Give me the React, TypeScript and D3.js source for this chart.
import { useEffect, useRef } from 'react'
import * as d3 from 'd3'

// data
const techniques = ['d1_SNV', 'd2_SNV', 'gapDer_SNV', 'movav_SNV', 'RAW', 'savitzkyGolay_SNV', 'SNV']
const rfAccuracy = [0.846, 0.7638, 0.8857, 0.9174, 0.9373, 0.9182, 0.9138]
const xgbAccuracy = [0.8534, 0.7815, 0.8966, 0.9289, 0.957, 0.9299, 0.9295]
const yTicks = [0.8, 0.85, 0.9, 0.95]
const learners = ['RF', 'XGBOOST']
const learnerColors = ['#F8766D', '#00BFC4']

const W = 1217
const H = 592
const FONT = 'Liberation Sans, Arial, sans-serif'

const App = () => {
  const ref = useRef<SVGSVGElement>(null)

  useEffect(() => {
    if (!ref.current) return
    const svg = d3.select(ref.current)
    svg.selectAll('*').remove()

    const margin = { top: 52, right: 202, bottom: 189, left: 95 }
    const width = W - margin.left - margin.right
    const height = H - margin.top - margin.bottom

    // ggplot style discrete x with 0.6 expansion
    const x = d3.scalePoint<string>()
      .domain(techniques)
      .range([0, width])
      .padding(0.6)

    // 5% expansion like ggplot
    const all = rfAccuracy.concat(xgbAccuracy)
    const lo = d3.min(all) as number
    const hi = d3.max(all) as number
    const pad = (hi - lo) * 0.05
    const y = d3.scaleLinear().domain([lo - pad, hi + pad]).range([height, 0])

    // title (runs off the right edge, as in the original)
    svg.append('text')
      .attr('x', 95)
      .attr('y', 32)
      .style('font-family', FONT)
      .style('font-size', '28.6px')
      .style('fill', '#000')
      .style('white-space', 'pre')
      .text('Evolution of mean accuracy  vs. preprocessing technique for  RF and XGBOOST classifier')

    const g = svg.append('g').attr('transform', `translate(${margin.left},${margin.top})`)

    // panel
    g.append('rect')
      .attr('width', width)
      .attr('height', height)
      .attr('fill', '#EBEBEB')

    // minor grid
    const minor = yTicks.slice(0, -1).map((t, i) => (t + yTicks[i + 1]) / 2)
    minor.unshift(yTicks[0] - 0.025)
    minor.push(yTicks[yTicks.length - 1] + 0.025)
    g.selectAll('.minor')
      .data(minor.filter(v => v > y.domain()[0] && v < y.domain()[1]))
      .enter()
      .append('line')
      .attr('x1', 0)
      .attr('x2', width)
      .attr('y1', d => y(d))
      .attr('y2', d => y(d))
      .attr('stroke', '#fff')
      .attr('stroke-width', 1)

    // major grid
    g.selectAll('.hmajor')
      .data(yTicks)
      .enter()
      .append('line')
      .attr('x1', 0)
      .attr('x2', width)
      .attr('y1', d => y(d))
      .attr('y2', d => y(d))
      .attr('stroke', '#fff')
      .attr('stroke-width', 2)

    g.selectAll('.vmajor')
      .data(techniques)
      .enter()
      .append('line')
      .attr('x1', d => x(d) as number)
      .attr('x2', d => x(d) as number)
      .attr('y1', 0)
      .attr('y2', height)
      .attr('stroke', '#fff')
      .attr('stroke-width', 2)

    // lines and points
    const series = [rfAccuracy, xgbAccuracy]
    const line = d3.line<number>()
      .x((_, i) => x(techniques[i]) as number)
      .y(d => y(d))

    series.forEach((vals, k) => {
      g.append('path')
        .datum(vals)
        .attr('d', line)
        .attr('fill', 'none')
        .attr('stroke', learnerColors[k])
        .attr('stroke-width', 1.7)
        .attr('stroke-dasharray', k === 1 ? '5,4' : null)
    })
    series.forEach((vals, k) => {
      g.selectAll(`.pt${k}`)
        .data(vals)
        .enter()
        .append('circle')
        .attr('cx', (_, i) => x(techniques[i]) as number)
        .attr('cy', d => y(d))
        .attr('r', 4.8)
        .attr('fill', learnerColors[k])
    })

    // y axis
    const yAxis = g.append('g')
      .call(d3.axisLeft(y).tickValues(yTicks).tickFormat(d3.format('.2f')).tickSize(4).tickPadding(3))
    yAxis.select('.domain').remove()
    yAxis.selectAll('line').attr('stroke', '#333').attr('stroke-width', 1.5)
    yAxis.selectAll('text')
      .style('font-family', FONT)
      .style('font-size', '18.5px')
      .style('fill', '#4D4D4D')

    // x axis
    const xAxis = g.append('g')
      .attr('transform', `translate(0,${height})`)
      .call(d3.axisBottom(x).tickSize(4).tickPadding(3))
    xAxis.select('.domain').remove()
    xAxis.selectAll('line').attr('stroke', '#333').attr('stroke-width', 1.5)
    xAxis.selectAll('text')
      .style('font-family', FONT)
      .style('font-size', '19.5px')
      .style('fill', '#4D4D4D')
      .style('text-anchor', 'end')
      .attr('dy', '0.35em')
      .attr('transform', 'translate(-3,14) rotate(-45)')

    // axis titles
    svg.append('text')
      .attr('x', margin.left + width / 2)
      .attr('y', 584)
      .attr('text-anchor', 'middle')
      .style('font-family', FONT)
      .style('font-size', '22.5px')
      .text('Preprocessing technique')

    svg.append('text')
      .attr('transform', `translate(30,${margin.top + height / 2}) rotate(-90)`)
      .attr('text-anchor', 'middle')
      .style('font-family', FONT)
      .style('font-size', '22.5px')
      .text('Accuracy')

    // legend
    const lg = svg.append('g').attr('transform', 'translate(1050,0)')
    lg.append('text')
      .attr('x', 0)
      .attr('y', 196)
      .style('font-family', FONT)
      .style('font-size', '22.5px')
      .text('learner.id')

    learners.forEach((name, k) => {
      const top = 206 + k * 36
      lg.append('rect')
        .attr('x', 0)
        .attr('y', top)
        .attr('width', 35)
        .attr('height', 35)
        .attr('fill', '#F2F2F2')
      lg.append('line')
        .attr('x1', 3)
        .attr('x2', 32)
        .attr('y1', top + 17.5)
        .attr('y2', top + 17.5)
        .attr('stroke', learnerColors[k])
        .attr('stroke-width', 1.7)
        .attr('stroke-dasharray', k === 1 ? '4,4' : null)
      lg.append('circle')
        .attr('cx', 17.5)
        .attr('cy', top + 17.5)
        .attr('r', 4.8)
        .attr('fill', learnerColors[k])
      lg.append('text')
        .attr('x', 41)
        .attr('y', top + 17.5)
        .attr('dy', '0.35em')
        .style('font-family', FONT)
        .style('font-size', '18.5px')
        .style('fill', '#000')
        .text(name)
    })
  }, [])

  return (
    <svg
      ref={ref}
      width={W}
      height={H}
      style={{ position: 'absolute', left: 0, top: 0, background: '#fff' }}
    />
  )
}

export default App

_____

Exercise = Quote the data above verbatim from its first line to the line that includes "import * as d3 from 'd3'", with both boundary lines retained.

Output for this exercise =
Give me the React, TypeScript and D3.js source for this chart.
import { useEffect, useRef } from 'react'
import * as d3 from 'd3'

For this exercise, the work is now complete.